The reaction of the Socratic school against the Sophistic may serve to illustrate the third stage of thinking. This movement was not interested in the de facto shaking of received ideas and a discrediting of all thinking. It was concerned rather with the virtual appeal to a common denominator involved in bringing different ideas into relation with one another. In their comparison and mutual modification it saw evidence of the operation of a standard permanent meaning passing judgment upon their conflict, and revealing a common principle and standard of reference. It dealt not with the shaking and dissolution, but with a comprehensive permanent Idea finally to emerge. Controversy and discussion among different individuals may result in extending doubt, manifesting the incoherency of accepted ideas, and so throwing an individual into an attitude of distrust. But it also involves an appeal to a single thought to be accepted by both parties, thus putting an end to the dispute. This appeal to a higher court, this possibility of attaining a total and abiding intellectual object, which should bring into relief the agreeing elements in contending thoughts, and banish the incompatible factors, animated the Socratic search for the concept, the elaboration of the Platonic hierarchy of Ideas in which the higher substantiate the lower, and the Aristotelian exposition of the systematized methods by which general truths may be employed to prove propositions otherwise doubtful. At least, this historic development will serve to illustrate what is involved in the transition from the second to the third stage; the transformation of discussion into reasoning, of subjective reflection into method of proof.

Discussion, whether with ourselves or others, goes on by suggestion of clues, as the uppermost object of interest opens a way here or there. It is discursive and haphazard. This gives it the devious tendency indicated in Plato's remark that it needs to be tied to the post of reason. It needs, that is, to have the ground or basis of its various component statements brought to consciousness in such a way as to define the exact value of each. The Socratic contention is the need of compelling the common denominator, the common subject, underlying the diversity of views to exhibit itself. It alone gives a sure standard by which the claims of all assertions may be measured. Until this need is met, discussion is a self-deceiving play with unjudged, unexamined matters, which, confused and shifting, impose themselves upon us.
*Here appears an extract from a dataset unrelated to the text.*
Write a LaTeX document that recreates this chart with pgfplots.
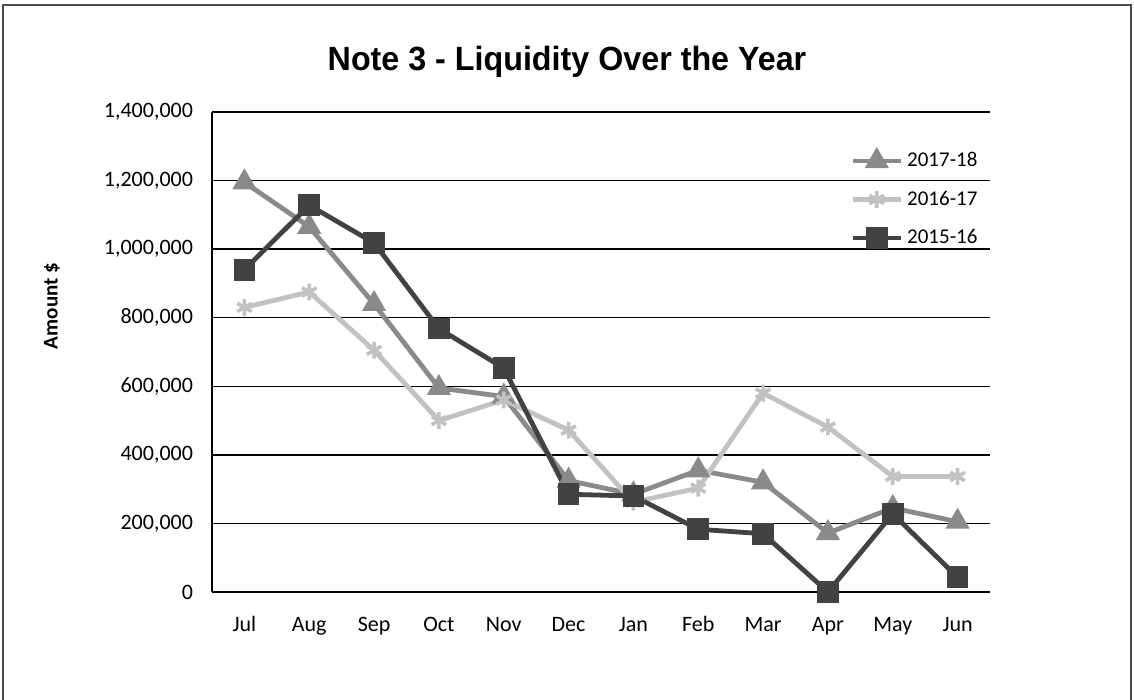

We are familiar enough with the theory that the Socratic universal, the Platonic idea, was generated by an ignorant transformation of psychological abstractions into self-existent entities. To insist upon this as the key to the Socratic logic is mere caricature. The objectivity of the universal stood for the sense of something decisive and controlling in all reflection, which otherwise is just manipulation of personal prejudices. This sense is as active in modern science as it was in the Platonic dialectic. What Socrates felt was the opinionated, conceited quality of the terms used in the moral and political discussion of his day, as that contrasted with the subject-matter, which, if rightly grasped, would put an end to mere views and argumentations.